И по своему настроению Модика тоже контрастировала с нервозностью Катании, с красотой забитой туристами Сиракузы и с эгоизмом Ното. Ее барочная красота поразила меня не больше, чем виды Ното, но она была менее грандиозной, не такой подавляющей и лучше гармонирующей с каждодневной жизнью. Люди жили в этих зданиях и содержали их в состоянии, которое вызывало восхищение. Более того, в городе не чувствовалось никакого напряжения. Это было благопристойное место, населенное благопристойными людьми, которым жизнь здесь доставляла удовольствие, такими как мужчина-жестянщик или мужчина, вязавший корзины и мастеривший резные свистки, или женщина, державшая булочную. Проходя мимо одной нарядной открытой двери, я услышал музыку. Зал глянув внутрь, я увидел группу детей от восьми до двенадцати лет, с серьезным видом игравших на разных инструментах под руководством крупного мужчины, внимательно вслушивавшегося в извлекаемые ими звуки.

— Я уехал отсюда, когда был подростком, — рассказывал мужчина, оформлявший мое вселение в отель. — Где я только не работал! Мне здорово повезло. А потом я женился, и мы решили, что пора возвращаться домой. Теперь я снова счастлив.

* * *

В Модике обнаружилась не только прекрасная архитектура, но и не менее замечательная еда, и одним из ее гастрономических деликатесов я бы назвал местный шоколад.
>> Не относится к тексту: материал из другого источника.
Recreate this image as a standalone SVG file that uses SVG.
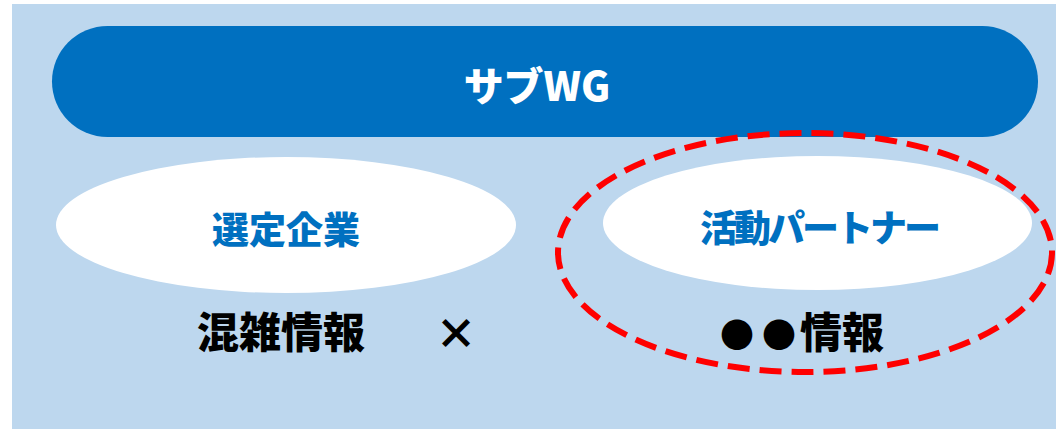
<svg xmlns="http://www.w3.org/2000/svg" width="1056" height="430" viewBox="0 0 1056 430">
<style>
.t{font-family:"Noto Sans CJK JP","Noto Sans",sans-serif;font-weight:900;text-anchor:middle}
.blue{fill:#0070C0;font-size:37px}
.blk{fill:#000000;font-size:42px}
</style>
<rect x="0" y="0" width="1056" height="430" fill="#ffffff"/>
<rect x="12" y="4" width="1044" height="425" fill="#BDD7EE"/>
<g id="subwg">
<rect x="52" y="26" width="986" height="111" rx="55.5" ry="55.5" fill="#0070C0"/>
<text class="t" x="537" y="101" fill="#ffffff" font-size="40">サブWG</text>
</g>
<g id="selected">
<ellipse cx="286" cy="225" rx="230" ry="68" fill="#ffffff"/>
<text class="t blue" x="286" y="244" font-size="38">選定企業</text>
</g>
<g id="partner">
<ellipse cx="817.5" cy="223" rx="214.5" ry="67" fill="#ffffff"/>
<text class="t blue" x="819" y="242" letter-spacing="-3">活動パートナー</text>
</g>
<g id="labels">
<text class="t blk" x="281" y="348">混雑情報</text>
<text class="t blk" x="456" y="349" font-size="36">×</text>
<text class="t blk" y="348" style="text-anchor:start"><tspan x="720" font-size="34">●</tspan><tspan x="762" font-size="34">●</tspan><tspan x="800">情報</tspan></text>
</g>
<g id="highlight">
<ellipse cx="805" cy="252.5" rx="247" ry="119.5" fill="none" stroke="#FF0000" stroke-width="6" stroke-dasharray="22 10"/>
</g>
</svg>
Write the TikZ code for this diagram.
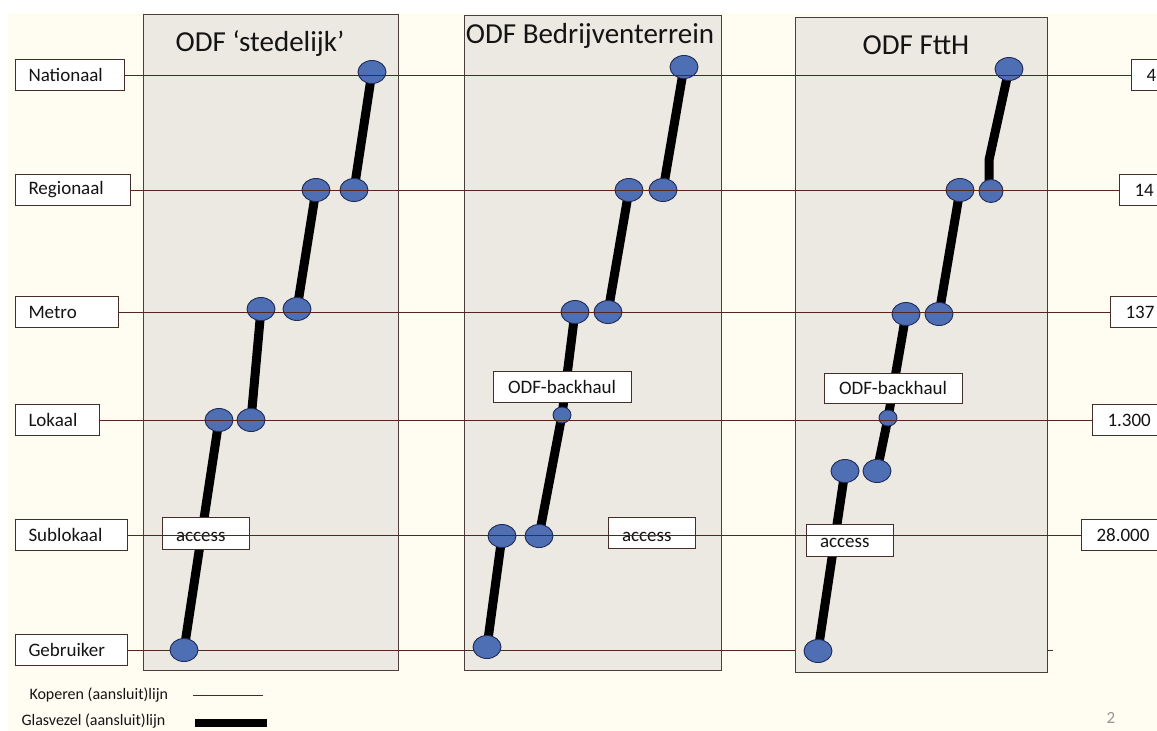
\documentclass[tikz,border=0pt]{standalone}
\usepackage{fontspec}
\setmainfont{Carlito}
\usetikzlibrary{shapes.geometric}
\pgfdeclarelayer{bg}
\pgfdeclarelayer{fibrelayer}
\pgfdeclarelayer{toplayer}
\pgfsetlayers{bg,fibrelayer,main,toplayer}
\definecolor{bgcream}{RGB}{255,253,242}
\definecolor{panelfill}{RGB}{236,233,226}
\definecolor{paneldraw}{RGB}{75,62,60}
\definecolor{boxdraw}{RGB}{70,45,40}
\definecolor{copperc}{RGB}{85,38,32}
\definecolor{nodeblue}{RGB}{79,111,181}
\definecolor{nodeedge}{RGB}{30,42,85}
\definecolor{textcol}{RGB}{20,20,20}
\definecolor{pagegray}{RGB}{150,150,150}
\begin{document}
\begin{tikzpicture}[x=1pt,y=-1pt,
  panel/.style={draw=paneldraw, fill=panelfill, line width=1.1pt, anchor=north west, inner sep=0pt},
  lbl/.style={draw=boxdraw, fill=white, line width=1pt, inner xsep=13pt, inner ysep=0pt,
    minimum height=31pt, anchor=west, align=left, font=\fontsize{19}{22}\selectfont, text=textcol},
  num/.style={lbl, inner xsep=15pt, text width=80pt},
  tagbox/.style={draw=boxdraw, fill=white, line width=1pt, inner ysep=0pt,
    font=\fontsize{19}{22}\selectfont, text=textcol},
  accbox/.style={tagbox, inner xsep=14pt, text width=59pt, align=left, text height=17pt, text depth=0pt},
  titlefont/.style={font=\fontsize{29}{34}\selectfont, text=textcol},
  legfont/.style={font=\fontsize{16}{19}\selectfont, text=textcol, anchor=west},
  copperline/.style={draw=copperc, line width=1pt},
  fibreline/.style={draw=black, line width=9pt},
  dot/.style={ellipse, draw=nodeedge, fill=nodeblue, line width=0.9pt,
    minimum width=28pt, minimum height=23pt, inner sep=0pt},
  smalldot/.style={dot, minimum width=18pt, minimum height=16pt}
]
\useasboundingbox (0,0) rectangle (1157,731);
\begin{pgfonlayer}{bg}
  \fill[white] (0,0) rectangle (1157,731);
  \fill[bgcream] (8,13) rectangle (1157,731);
  \node[panel, minimum width=255pt, minimum height=656pt] (p1) at (143,14) {};
  \node[panel, minimum width=257pt, minimum height=655pt] (p2) at (464,15) {};
  \node[panel, minimum width=252pt, minimum height=655pt] (p3) at (795,17) {};
\end{pgfonlayer}

% titles
\node[titlefont] (t1) at (260,44) {ODF ‘stedelijk’};
\node[titlefont] (t2) at (590,36) {ODF Bedrijventerrein};
\node[titlefont] (t3) at (916,45) {ODF FttH};

% level labels
\node[lbl, text width=83pt] (nat) at (15,75) {Nationaal};
\node[lbl, text width=89pt] (reg) at (15,190) {Regionaal};
\node[lbl, text width=77pt] (met) at (15,312) {Metro};
\node[lbl, text width=58pt] (lok) at (15,420) {Lokaal};
\node[lbl, text width=86pt] (sub) at (15,535) {Sublokaal};
\node[lbl, text width=86pt] (geb) at (15,650) {Gebruiker};

% numbers
\node[num] (n4) at (1131,75) {4};
\node[num] (n14) at (1119,190) {14};
\node[num] (n137) at (1110,312) {137};
\node[num] (n1300) at (1092,420) {1.300};
\node[num] (n28000) at (1081,535) {28.000};

% panel 1 dots
\node[dot] (a1n) at (372,72) {};
\node[dot] (a1r1) at (316,190) {};
\node[dot] (a1r2) at (354,190) {};
\node[dot] (a1m1) at (261,309) {};
\node[dot] (a1m2) at (297,309) {};
\node[dot] (a1l1) at (219,420) {};
\node[dot] (a1l2) at (251,420) {};
\node[dot] (a1g) at (184,650) {};

% panel 2 dots
\node[dot] (b2n) at (684,67) {};
\node[dot] (b2r1) at (629,190) {};
\node[dot] (b2r2) at (663,190) {};
\node[dot] (b2m1) at (575,312) {};
\node[dot] (b2m2) at (608,312) {};
\node[smalldot] (b2l) at (562,415) {};
\node[dot] (b2s1) at (502,536) {};
\node[dot] (b2s2) at (539,536) {};
\node[dot] (b2g) at (487,647) {};

% panel 3 dots
\node[dot] (c3n) at (1009,69) {};
\node[dot] (c3r1) at (960,190) {};
\node[dot, minimum width=24pt] (c3r2) at (991,191) {};
\node[dot] (c3m1) at (906,314) {};
\node[dot] (c3m2) at (939,314) {};
\node[smalldot] (c3l) at (888,418) {};
\node[dot] (c3x1) at (845,471) {};
\node[dot] (c3x2) at (877,471) {};
\node[dot] (c3g) at (818,651) {};
\coordinate (c3k) at (989,160);

% boxes inside panels
\node[tagbox, minimum width=138pt, minimum height=31pt] (bh2) at (562,386.5) {ODF-backhaul};
\node[tagbox, minimum width=138pt, minimum height=30pt] (bh3) at (893,388) {ODF-backhaul};
\node[accbox, minimum height=32pt] (acc1) at (205.5,533) {access};
\node[accbox, minimum height=31pt] (acc2) at (651.5,532.5) {access};
\node[accbox, minimum height=32pt, text height=14pt] (acc3) at (849.5,540) {access};

% fibre lines
\begin{pgfonlayer}{fibrelayer}
  \draw[fibreline] (a1n.center) -- (a1r2.center);
  \draw[fibreline] (a1r1.center) -- (a1m2.center);
  \draw[fibreline] (a1m1.center) -- (a1l2.center);
  \draw[fibreline] (a1l1.center) -- (a1g.center);
  \draw[fibreline] (b2n.center) -- (b2r2.center);
  \draw[fibreline] (b2r1.center) -- (b2m2.center);
  \draw[fibreline] (b2m1.center) -- (b2l.center) -- (b2s2.center);
  \draw[fibreline] (b2s1.center) -- (b2g.center);
  \draw[fibreline] (c3n.center) -- (c3k) -- (c3k |- c3r2.center);
  \draw[fibreline] (c3r1.center) -- (c3m2.center);
  \draw[fibreline] (c3m1.center) -- (c3l.center) -- (c3x2.center);
  \draw[fibreline] (c3x1.center) -- (c3g.center);
  % Gebruiker line lies below the dots
  \coordinate (gtick) at (1053,650);
  \draw[copperline] (geb) -- (geb -| p3.west);
  \draw[copperline] (geb -| p3.east) -- (gtick);
\end{pgfonlayer}

% copper level lines on top
\begin{pgfonlayer}{toplayer}
  \draw[copperline] (nat) -- (n4);
  \draw[copperline] (reg) -- (n14);
  \draw[copperline] (met) -- (n137);
  \draw[copperline] (lok) -- (n1300);
  \draw[copperline] (sub) -- (n28000);
\end{pgfonlayer}

% legend
\node[legfont] (leg1) at (26,695) {Koperen (aansluit)lijn};
\node[legfont] (leg2) at (18,721) {Glasvezel (aansluit)lijn};
\coordinate (k1) at (193,695);
\coordinate (k2) at (263,695);
\coordinate (g1) at (195,723);
\coordinate (g2) at (267,723);
\draw[copperline] (k1) -- (k2);
\draw[draw=black, line width=8pt] (g1) -- (g2);

% page number
\node[font=\fontsize{17}{20}\selectfont, text=pagegray] (pg) at (1111,718) {2};
\end{tikzpicture}
\end{document}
Пройти мимо баров и магазинов было невозможно: его предлагали всюду — vero (настоящий), artigianale (домашний), originale (особенный).

Меня предупредили, что если я хочу попробовать настоящий, подлинный, аутентичный шоколад, то мне нужно съездить в хозяйство Бонаюто, туда, где он производится. Я застал Паоло Руту, сына владельцев предприятия, в волнении. На его столе громоздились горы папок, бумаг, журналов, компьютерных дисков и прочих офисных принадлежностей. Вероятно, в этом хаосе просматривался какой-то свой внутренний порядок, не доступный постороннему глазу, потому что после непродолжительных энергичных раскопок он без труда находил то, что искал, в данном случае — письмо.

Причина, по которой Паоло Рута находился в таком возбужденном состоянии, вскоре прояснилась: он получил письмо от изготовителя шоколада из Испании, из Барселоны. Оказывается — Паоло Рута показал мне это письмо, — испанский производитель шоколада пришел к выводу о том, что он и предприятие семейства Рута производят шоколад по одному и тому же рецепту, включая измельчение сырых какао-бобов тем же самым способом, которым пользовались ацтеки в шестнадцатом веке, когда испанцы впервые добрались до Америки.

Нет ничего удивительного в том, что Колумбу и другим храбрым испанским мореплавателям не терпелось поделиться результатами своих открытий с оставшимися на родине патронами, и вскоре шоколад распространился по всей Испанской империи, в состав которой входила тогда и Сицилия. Модика была вотчиной испанской семьи Кабрера, которая и отстроила ее после землетрясения 1693 года. Так что, возможно, нет ничего удивительного, что испанский отправитель письма использовал тот же самый рецепт.

Паоло Рута объяснил мне, что секрет его шоколада заключается в температурном режиме. Какао расплавляют при 50 °C, а это очень низкая температура, и весь сахар не успевает полностью расплавиться. Такая технологическая особенность означает, что специи, используемые для придания шоколаду особого аромата — ваниль, корицу, чили и другие, — можно добавлять в самом начале процесса, не опасаясь, что они разрушатся при нагревании. Вкусовые качества шоколада таковы, что к нему быстро привыкают. Он хрустит, имеет тонкогранулированную структуру, и это, на мой взгляд, его безусловное достоинство.

Разумеется, конечное качество шоколада зависит не только от технологии его приготовления. Хотя Паоло Рута слишком порядочный человек, чтобы допустить подобное, я слышал из других источников, что большинство производителей, рекламирующих традиционный, нефабричный, шоколад используют какао любого происхождения и даже — страшно подумать! — от фирмы.